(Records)
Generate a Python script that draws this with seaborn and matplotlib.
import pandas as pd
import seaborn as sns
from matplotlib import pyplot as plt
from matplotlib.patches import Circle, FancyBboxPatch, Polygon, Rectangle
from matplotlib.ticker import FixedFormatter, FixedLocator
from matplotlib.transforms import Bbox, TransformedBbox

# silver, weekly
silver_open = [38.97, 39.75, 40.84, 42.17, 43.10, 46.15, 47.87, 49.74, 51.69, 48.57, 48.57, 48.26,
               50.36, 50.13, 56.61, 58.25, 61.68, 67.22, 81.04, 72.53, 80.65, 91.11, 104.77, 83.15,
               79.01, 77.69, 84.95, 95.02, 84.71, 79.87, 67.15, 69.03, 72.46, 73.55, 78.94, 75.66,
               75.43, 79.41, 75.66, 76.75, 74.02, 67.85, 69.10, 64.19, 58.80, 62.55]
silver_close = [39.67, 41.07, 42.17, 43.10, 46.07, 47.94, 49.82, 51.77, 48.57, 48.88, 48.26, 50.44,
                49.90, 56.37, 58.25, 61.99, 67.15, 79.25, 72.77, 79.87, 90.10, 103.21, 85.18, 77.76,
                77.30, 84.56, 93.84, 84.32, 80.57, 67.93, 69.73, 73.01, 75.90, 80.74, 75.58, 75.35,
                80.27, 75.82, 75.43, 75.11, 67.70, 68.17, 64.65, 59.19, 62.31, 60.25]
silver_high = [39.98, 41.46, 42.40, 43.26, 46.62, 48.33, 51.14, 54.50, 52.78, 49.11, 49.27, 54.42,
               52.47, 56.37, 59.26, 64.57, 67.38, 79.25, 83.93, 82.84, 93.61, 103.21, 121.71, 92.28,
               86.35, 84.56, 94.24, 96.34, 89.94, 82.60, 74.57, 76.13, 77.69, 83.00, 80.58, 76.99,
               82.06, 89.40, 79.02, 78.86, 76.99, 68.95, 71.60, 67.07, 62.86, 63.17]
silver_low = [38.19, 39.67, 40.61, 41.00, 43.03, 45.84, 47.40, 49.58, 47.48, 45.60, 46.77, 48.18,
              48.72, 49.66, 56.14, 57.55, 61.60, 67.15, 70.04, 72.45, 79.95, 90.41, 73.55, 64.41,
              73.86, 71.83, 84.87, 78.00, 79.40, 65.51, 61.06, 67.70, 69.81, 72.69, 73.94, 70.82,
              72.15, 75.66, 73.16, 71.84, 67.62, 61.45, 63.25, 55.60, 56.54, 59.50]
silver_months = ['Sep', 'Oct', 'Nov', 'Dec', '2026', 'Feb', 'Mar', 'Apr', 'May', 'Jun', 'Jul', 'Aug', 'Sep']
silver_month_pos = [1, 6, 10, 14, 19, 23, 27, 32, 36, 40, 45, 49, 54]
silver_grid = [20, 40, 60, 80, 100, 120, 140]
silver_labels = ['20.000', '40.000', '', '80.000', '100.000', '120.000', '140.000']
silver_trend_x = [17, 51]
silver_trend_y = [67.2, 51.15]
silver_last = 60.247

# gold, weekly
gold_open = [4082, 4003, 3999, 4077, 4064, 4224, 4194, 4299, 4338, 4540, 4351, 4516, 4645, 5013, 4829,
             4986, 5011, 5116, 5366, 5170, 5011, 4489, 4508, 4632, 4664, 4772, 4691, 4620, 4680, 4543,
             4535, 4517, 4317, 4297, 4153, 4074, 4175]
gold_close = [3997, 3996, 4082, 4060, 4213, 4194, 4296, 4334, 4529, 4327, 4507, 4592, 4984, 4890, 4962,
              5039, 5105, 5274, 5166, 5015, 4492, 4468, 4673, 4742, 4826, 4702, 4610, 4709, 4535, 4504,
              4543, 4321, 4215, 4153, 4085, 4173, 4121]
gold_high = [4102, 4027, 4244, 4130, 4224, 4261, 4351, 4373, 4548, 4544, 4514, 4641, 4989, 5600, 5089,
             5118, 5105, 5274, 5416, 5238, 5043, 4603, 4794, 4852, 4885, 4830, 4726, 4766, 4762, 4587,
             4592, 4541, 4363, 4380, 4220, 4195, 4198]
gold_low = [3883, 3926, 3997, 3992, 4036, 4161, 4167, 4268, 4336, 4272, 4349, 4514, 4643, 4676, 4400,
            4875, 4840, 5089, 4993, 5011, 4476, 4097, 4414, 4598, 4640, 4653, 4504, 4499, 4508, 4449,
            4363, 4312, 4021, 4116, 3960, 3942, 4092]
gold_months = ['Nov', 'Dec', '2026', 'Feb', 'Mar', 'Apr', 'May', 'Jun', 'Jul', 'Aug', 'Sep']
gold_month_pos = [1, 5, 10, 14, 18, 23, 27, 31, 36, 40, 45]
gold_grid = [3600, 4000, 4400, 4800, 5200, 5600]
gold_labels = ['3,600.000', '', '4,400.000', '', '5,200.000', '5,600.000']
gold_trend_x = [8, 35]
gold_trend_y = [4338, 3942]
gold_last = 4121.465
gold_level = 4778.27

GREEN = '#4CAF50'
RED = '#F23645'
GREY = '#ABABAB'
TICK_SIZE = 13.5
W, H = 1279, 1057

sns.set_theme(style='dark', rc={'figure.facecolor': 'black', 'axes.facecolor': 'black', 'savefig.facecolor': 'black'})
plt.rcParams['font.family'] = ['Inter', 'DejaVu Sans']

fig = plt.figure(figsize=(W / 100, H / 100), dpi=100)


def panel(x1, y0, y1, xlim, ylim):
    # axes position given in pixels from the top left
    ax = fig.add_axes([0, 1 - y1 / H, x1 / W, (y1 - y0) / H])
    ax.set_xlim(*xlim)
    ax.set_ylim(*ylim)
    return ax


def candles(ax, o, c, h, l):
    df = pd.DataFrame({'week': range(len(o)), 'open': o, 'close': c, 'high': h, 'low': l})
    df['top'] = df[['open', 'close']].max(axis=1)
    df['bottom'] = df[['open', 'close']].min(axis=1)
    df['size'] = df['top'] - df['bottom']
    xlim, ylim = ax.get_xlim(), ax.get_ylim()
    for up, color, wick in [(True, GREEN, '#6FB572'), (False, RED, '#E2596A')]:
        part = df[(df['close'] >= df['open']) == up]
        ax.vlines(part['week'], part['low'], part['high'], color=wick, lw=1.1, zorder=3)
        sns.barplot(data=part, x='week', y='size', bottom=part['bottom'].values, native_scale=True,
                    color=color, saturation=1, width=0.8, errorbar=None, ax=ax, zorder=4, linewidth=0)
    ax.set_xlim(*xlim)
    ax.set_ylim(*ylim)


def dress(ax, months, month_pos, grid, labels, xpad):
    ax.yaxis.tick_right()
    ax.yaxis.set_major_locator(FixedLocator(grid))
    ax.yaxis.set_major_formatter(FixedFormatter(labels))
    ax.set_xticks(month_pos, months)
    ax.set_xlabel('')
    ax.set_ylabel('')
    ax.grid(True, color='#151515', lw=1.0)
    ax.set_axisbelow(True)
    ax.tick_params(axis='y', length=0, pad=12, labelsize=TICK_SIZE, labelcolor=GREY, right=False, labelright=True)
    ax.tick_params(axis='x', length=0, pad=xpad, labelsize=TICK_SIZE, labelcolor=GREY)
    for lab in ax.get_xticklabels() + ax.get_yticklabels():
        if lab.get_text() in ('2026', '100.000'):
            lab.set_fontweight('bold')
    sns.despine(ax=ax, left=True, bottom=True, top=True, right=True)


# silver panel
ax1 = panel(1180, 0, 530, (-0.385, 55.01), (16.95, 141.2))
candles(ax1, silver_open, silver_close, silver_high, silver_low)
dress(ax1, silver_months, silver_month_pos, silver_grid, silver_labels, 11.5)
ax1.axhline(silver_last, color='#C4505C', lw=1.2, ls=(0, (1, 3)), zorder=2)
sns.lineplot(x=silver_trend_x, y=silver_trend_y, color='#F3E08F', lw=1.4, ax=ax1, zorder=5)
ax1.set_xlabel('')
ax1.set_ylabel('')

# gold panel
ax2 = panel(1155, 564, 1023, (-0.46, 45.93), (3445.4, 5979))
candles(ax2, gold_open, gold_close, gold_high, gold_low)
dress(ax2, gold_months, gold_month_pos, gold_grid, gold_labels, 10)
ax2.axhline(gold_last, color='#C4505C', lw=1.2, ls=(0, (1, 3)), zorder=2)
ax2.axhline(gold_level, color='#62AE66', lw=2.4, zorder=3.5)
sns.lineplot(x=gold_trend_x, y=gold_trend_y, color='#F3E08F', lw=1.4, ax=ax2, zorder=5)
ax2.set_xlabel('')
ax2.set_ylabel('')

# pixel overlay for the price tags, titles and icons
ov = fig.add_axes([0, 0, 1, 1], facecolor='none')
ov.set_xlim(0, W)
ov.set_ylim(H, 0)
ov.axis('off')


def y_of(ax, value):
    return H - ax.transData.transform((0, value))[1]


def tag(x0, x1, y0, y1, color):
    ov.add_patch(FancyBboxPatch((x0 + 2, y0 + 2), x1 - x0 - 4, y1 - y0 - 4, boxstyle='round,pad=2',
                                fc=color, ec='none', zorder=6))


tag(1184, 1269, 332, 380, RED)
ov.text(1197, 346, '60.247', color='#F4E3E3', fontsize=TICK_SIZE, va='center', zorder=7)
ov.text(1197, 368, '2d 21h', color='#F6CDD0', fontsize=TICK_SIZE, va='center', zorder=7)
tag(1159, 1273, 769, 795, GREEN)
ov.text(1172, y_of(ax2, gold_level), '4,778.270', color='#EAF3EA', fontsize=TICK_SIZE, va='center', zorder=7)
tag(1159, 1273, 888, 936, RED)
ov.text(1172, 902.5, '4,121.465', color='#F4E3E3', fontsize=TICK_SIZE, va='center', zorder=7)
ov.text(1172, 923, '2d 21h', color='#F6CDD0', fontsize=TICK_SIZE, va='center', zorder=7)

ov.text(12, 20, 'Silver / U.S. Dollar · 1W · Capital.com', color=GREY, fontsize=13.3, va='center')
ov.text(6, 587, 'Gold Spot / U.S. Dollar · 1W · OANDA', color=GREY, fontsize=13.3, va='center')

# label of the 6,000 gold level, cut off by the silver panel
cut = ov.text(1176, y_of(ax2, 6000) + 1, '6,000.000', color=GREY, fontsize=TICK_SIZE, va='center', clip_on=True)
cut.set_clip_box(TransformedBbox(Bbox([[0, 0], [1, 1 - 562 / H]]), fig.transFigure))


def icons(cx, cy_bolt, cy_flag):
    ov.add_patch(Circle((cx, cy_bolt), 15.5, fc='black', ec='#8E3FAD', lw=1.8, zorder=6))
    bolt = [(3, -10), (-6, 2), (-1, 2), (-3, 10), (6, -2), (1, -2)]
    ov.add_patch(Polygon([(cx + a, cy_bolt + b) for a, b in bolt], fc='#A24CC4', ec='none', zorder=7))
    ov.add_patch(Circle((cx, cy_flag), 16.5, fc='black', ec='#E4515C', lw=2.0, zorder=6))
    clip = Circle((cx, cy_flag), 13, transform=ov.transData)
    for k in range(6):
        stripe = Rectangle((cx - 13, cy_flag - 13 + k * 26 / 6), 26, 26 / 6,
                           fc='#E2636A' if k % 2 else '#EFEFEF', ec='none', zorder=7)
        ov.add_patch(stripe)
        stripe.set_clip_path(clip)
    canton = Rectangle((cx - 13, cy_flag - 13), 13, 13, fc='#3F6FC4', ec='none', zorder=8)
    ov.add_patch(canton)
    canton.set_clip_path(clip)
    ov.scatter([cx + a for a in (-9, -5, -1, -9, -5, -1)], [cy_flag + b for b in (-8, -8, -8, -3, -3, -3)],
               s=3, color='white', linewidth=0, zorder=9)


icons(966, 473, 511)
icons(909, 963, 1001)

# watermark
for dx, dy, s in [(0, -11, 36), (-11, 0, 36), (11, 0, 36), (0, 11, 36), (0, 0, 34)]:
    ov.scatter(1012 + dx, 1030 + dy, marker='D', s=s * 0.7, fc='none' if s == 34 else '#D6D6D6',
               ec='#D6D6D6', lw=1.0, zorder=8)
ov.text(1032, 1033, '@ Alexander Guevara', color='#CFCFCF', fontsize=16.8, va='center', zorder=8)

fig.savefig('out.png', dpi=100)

---

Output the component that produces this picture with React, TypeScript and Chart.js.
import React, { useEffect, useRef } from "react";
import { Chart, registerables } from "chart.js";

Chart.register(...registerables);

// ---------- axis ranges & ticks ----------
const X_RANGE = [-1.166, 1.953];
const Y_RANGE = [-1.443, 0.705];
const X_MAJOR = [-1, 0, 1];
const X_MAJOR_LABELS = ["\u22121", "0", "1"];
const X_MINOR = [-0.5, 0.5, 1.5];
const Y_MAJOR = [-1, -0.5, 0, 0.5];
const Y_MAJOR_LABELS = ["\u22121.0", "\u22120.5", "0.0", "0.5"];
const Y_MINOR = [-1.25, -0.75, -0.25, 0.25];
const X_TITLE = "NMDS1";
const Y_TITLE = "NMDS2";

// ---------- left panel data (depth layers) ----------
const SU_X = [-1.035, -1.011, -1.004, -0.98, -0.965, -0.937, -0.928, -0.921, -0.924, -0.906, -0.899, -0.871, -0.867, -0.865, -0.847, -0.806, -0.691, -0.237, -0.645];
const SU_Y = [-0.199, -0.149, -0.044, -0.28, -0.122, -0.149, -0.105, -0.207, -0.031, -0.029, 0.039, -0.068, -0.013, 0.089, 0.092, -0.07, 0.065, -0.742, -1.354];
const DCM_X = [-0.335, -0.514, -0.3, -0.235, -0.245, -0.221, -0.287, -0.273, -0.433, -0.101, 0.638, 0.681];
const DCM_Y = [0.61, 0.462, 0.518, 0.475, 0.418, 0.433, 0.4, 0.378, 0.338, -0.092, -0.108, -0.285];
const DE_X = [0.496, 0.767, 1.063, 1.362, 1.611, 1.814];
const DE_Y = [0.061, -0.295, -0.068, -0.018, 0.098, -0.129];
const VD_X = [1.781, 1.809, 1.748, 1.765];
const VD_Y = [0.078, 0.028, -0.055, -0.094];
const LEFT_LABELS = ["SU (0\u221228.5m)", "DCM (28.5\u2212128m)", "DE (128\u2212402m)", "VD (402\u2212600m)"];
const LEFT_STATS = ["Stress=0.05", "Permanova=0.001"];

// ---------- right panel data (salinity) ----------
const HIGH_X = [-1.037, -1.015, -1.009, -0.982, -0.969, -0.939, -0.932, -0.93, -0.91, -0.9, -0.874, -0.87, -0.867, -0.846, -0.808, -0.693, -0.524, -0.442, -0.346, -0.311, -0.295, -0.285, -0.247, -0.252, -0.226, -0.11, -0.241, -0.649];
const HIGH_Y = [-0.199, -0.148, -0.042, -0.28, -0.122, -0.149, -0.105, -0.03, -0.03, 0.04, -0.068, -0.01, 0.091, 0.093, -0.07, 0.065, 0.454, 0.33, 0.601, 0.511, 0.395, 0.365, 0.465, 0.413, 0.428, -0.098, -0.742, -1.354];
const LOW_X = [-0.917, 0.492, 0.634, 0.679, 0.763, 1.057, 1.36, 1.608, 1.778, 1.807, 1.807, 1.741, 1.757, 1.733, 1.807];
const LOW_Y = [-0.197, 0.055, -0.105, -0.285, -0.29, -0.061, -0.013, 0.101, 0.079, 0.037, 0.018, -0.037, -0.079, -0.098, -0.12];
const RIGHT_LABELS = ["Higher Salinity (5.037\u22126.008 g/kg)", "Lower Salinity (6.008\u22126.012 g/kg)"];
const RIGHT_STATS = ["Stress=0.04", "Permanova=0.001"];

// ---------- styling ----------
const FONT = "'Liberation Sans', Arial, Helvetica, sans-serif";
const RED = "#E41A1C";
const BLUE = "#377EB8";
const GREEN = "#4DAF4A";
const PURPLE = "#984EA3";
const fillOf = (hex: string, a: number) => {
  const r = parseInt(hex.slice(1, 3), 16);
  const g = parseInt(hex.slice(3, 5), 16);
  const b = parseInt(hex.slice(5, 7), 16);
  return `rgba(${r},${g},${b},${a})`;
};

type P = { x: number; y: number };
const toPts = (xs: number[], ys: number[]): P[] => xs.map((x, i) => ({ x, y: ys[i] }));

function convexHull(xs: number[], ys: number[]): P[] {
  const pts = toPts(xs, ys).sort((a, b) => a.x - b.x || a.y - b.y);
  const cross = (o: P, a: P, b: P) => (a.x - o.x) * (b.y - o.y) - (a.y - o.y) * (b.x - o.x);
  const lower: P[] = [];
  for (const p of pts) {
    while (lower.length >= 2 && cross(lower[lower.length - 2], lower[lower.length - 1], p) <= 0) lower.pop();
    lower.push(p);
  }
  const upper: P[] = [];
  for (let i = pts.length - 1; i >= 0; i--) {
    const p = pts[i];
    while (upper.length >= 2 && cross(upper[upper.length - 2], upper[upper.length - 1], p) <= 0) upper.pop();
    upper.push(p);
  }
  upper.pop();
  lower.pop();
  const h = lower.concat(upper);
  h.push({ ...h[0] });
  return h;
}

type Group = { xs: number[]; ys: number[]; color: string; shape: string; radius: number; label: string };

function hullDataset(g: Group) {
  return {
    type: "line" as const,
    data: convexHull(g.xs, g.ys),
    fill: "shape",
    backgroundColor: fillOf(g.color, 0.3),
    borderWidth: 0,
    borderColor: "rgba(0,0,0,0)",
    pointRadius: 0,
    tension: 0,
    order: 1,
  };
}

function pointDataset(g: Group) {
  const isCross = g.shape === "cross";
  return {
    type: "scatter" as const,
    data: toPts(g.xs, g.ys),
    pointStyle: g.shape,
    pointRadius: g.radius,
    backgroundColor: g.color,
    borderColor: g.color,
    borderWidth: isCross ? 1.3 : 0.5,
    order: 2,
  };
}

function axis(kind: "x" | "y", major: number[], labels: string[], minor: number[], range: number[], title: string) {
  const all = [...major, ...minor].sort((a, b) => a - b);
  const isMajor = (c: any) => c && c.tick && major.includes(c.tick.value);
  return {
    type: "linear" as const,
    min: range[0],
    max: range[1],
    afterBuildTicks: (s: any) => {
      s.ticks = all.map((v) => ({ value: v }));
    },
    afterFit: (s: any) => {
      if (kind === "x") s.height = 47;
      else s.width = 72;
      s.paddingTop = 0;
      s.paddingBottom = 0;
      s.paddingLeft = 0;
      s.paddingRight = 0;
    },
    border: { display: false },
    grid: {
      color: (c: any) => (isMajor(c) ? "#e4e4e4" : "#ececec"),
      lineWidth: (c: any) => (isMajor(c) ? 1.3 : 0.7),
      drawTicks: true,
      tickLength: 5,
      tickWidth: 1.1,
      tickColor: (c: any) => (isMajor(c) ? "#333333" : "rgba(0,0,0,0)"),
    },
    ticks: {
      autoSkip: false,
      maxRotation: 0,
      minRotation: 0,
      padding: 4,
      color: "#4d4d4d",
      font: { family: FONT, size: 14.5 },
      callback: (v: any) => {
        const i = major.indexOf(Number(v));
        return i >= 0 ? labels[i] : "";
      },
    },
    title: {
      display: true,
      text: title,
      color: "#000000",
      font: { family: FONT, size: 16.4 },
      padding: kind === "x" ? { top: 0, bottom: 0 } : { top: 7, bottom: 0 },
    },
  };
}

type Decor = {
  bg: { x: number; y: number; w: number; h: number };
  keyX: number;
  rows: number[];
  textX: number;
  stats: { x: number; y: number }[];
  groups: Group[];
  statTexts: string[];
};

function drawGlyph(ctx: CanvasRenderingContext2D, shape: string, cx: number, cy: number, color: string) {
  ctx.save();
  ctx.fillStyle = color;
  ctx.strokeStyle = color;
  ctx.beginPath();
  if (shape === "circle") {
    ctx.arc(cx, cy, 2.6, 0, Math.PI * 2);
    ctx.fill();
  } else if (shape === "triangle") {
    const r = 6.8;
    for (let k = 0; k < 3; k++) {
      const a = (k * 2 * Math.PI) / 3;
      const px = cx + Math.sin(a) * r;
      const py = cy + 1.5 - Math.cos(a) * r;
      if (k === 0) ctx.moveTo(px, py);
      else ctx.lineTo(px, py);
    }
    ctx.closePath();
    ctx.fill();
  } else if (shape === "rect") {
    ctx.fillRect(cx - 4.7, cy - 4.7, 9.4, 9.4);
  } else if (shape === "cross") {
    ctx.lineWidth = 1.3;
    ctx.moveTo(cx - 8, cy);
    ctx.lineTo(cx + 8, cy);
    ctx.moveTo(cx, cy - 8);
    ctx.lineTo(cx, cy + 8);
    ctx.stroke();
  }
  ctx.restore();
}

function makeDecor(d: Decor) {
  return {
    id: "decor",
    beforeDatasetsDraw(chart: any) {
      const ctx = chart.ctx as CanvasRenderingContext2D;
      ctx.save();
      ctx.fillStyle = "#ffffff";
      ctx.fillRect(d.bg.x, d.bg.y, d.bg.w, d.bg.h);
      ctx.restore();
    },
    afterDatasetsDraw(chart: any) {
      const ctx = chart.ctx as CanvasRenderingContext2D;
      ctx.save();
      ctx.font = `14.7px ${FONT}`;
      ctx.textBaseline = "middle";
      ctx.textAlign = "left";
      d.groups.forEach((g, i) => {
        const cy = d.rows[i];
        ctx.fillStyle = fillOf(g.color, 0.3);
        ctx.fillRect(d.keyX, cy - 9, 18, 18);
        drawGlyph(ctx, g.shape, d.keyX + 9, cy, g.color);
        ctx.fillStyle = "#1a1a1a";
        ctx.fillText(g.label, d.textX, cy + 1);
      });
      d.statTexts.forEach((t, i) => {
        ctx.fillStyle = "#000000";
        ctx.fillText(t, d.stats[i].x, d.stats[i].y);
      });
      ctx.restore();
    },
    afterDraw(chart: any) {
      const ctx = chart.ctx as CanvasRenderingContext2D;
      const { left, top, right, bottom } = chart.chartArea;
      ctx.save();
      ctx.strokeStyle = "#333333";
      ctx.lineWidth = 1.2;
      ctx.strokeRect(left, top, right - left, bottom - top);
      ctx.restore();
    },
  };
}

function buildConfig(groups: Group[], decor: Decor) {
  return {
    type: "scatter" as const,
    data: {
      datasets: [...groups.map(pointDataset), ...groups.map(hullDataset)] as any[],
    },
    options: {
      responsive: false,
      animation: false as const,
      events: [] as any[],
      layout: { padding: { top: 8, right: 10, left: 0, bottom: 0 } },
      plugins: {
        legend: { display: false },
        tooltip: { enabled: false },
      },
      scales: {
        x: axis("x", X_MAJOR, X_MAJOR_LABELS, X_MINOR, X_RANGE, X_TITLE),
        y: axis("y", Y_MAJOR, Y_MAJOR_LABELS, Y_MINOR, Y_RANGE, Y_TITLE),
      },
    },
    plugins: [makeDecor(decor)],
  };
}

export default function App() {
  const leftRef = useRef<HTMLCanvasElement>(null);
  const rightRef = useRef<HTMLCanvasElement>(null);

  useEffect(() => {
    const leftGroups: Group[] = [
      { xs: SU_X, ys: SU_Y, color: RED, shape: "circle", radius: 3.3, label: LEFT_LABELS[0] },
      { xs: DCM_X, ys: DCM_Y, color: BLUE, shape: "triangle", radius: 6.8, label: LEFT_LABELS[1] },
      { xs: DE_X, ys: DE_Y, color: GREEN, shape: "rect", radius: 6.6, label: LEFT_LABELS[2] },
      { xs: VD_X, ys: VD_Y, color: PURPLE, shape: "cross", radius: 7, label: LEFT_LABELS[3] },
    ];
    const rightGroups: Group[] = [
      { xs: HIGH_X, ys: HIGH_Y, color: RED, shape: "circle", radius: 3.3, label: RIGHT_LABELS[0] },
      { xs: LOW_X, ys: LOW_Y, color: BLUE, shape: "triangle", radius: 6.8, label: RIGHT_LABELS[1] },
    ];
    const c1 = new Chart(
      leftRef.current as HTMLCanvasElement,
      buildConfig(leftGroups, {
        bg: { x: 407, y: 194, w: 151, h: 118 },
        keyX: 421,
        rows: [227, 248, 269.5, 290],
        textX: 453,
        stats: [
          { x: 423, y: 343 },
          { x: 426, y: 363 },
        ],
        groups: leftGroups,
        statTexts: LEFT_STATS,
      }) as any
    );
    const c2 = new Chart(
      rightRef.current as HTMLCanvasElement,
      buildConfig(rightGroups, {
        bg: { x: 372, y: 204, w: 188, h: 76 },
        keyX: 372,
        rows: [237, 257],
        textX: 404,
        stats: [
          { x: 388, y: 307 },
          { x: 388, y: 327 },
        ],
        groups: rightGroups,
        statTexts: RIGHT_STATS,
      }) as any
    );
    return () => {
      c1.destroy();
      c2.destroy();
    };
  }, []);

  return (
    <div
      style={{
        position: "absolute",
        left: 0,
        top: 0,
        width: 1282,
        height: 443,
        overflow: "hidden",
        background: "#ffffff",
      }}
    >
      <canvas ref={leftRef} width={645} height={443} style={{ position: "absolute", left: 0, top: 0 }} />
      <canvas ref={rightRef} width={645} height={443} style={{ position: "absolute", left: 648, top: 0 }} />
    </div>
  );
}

Written problem: Within the material above, transcribe exactly the lines that run from the line holding "Generate a Python" through the line holding "from matplotlib.transforms import".

Response for this exercise:
Generate a Python script that draws this with seaborn and matplotlib.
import pandas as pd
import seaborn as sns
from matplotlib import pyplot as plt
from matplotlib.patches import Circle, FancyBboxPatch, Polygon, Rectangle
from matplotlib.ticker import FixedFormatter, FixedLocator
from matplotlib.transforms import Bbox, TransformedBbox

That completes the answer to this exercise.